La luce dei fari taglia il buio come una lama alle tre e mezza della mattina.
Al via del percorso più lungo de L’Eroica manca almeno un’ora e come sempre all’inizio della strada che tra mille, estenuanti tornanti porta da Castelnuovo Berardenga a Gaiole in Chianti in macchina la domanda è sempre la stessa: “Ma chi me lo fa fare?”.
Una risposta razionale non c’è, perché non è possibile spiegare a chi non c’è mai stato, e comprensibilmente non ha alcuna intenzione di farlo, almeno nelle condizioni di uno che sta per farsi 209 chilometri di strada tremenda su una bicicletta che è un ferro vecchio, cosa esattamente da 26 anni spinga migliaia di persone a seguire il richiamo irresistibile che Giancarlo Brocci lancia al mondo delle due ruote.
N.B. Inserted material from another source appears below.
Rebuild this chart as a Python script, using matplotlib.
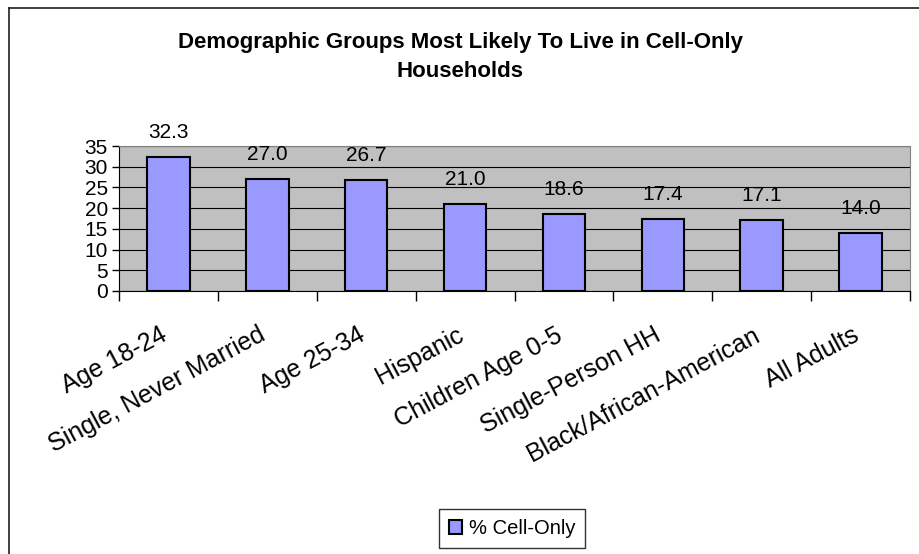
import matplotlib
matplotlib.use("Agg")
import matplotlib.pyplot as plt
from matplotlib.lines import Line2D

categories = ["Age 18-24", "Single, Never Married", "Age 25-34", "Hispanic",
              "Children Age 0-5", "Single-Person HH", "Black/African-American", "All Adults"]
values = [32.3, 27.0, 26.7, 21.0, 18.6, 17.4, 17.1, 14.0]
series_name = "% Cell-Only"
title = "Demographic Groups Most Likely To Live in Cell-Only\nHouseholds"
yticks = [0, 5, 10, 15, 20, 25, 30, 35]

plt.rcParams['font.family'] = ['Liberation Sans', 'DejaVu Sans']

W, H = 919, 554
fig = plt.figure(figsize=(W / 100, H / 100), dpi=100)

# outer chart border (top and left visible; right/bottom cropped)
fig.lines.append(Line2D([9 / W, 1.0], [1 - 8 / H, 1 - 8 / H], transform=fig.transFigure,
                        color='#202020', linewidth=1.2))
fig.lines.append(Line2D([9 / W, 9 / W], [0, 1 - 8 / H], transform=fig.transFigure,
                        color='#202020', linewidth=1.2))

ax = fig.add_axes([119 / W, 1 - 291 / H, 791 / W, 145 / H])
ax.set_facecolor('#C0C0C0')
x = list(range(len(categories)))
bars = ax.bar(x, values, width=0.43, color='#9999FF', edgecolor='black', linewidth=1.5,
              zorder=3, label=series_name)
ax.set_xlim(-0.5, len(categories) - 0.5)
ax.set_ylim(0, 35)
ax.set_yticks(yticks)
ax.set_yticklabels([str(v) for v in yticks], fontsize=15)
ax.yaxis.grid(True, color='black', linewidth=0.8, zorder=1)
ax.set_axisbelow(True)

ax.set_xticks([i + 0.5 for i in range(-1, len(categories))])
ax.set_xticklabels([])
ax.tick_params(axis='x', length=7, width=1, direction='out', color='black')
ax.tick_params(axis='y', length=5, width=1, direction='out', color='black', pad=3)

for i, c in enumerate(categories):
    ax.annotate(c, xy=(i, 0), xytext=(-6.5, -23),
                textcoords='offset points', rotation=28, rotation_mode='anchor',
                ha='right', va='top', fontsize=18)

for i, v in enumerate(values):
    ax.annotate(f"{v:.1f}", xy=(i, v), xytext=(0, 11), textcoords='offset points',
                ha='center', va='bottom', fontsize=15)

for s in ['top', 'right']:
    ax.spines[s].set_color('#808080')
for s in ['left', 'bottom']:
    ax.spines[s].set_color('black')

fig.text(460 / W, 1 - 57 / H, title, ha='center', va='center', fontsize=16,
         fontweight='bold', linespacing=1.45)

leg = fig.legend(handles=[bars], labels=[series_name], loc='center',
                 bbox_to_anchor=(512 / W, 1 - 528.5 / H), frameon=True, fancybox=False,
                 fontsize=14.5, handlelength=0.65, handleheight=0.65, handletextpad=0.35,
                 borderpad=0.5, borderaxespad=0)
leg.get_frame().set_edgecolor('black')
leg.get_frame().set_linewidth(1)

fig.savefig("out.png", dpi=100)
Perché poi una ventina di amici si ripresentino immancabilmente nello stesso agriturismo a 25 chilometri da Gaiole, disposti a pagare un prezzo fuori mercato la notte prima de L’Eroica, è davvero sorprendente. Però il numero dei partecipanti in costante crescita e la risonanza sempre maggiore della cicloturistica storica più famosa al mondo sono fatti che dimostrano incontrovertibilmente che una ragione, per quanto misteriosa, ci deve pur essere. Per me e per i miei amici, ma sono sicuro che è così per la stragrande maggioranza dei partecipanti, non c’è dubbio che la spiegazione sta nell’incontro, o meglio, negli incontri. L’agriturismo e la cena del venerdì sono il nostro punto di incontro.
Durante l’anno tra di noi ci si vede saltuariamente e solo quando il lavoro o la famiglia lo concedono. Età media oltre i 50, siamo tutti ciclisti ed ogni tanto si esce a gruppetti attorno a Milano. Nel tempo molti hanno abbandonato le gran fondo più famose non solo perché la forma fisica è quella che è, ma soprattutto perché lì non ci si diverte più tra partecipanti in piena trans agonistica che, convinti di essere al Giro d’Italia, sono capaci di farti cadere pur di arrivare nei primi cento.
L’Eroica è un’altra cosa, e grazie a Dio non ci sono segnali che possa cambiare. Per chi si avvia ad essa, il primo incontro di solito è con chi l’ha già fatta ed ha ancora negli occhi e nella bocca le immagini e i sapori dell’ultima edizione. Si parla di ribollite, di finocchiona e di vino, di forature, di lunghezza dei percorsi, di sterrati a precipizio e salite da girone dantesco, di deragliatori e catene che saltano, dello spettacolo di Piazza del Campo a Siena degli ultimi anni e delle Crete senesi. Poi c’è l’incontro con la bici, con chi te la dà o ti aiuta a rimettere a posto il catenaccio di quaranta anni fa che avevi in cantina e che va curato con attenzione e meticolosità se vuoi tagliare il traguardo pedalando. Per mesi si parla di pezzi di ricambio, possibilmente originali, di rapporti, di “copertoncini che sono meglio dei tubolari, anche se fanno meno epoca” chiedendosi “Che maglia ti metti?” e “Che percorso fai?”.
Poi ci sono gli incontri più ovvi, ma non per questo meno sorprendenti, durante la “gara” con i ciclisti che arrivano da mezzo mondo. Perché tutti sappiamo perfettamente che L’Eroica non è una competizione, ma in fondo in fondo ciascuno di noi vuole quantomeno arrivare in cima alla salita più tosta prima di quello o quella (le donne aumentano di anno in anno e sono fortissime) che ti sta a fianco o, accidenti!, ti ha appena superato. Si scambiano impressioni, battute, incoraggiamenti, a volte maledizioni se c’è quello che ti taglia la strada e ti cade davanti mentre stai arrancando sulla terra delle Sante Marie. Si incontra uno dei paesaggi più belli del mondo e l’aria impregnata degli odori d’inizio dell’autunno. Ai ristori il suono che più ti colpisce è l’eco delle risate, anche tra sconosciuti arrivati da chissà dove. Almeno ai primi ristori, perché dopo la fatica ti riporta alla domanda che ti eri fatto in macchina: “Ma chi me lo fare?”.
Te lo fa fare il ritrovarsi al traguardo con quegli amici con i quali eri partito ma che hai perso di vista lungo il tragitto, perché ciascuno in bici va al proprio passo, e con i quali analizzi e commenti ogni momento de L’Eroica. E’ proprio allora che ti prende la nostalgia per quello che hai appena terminato mentre già si fa strada la smania per la prossima edizione.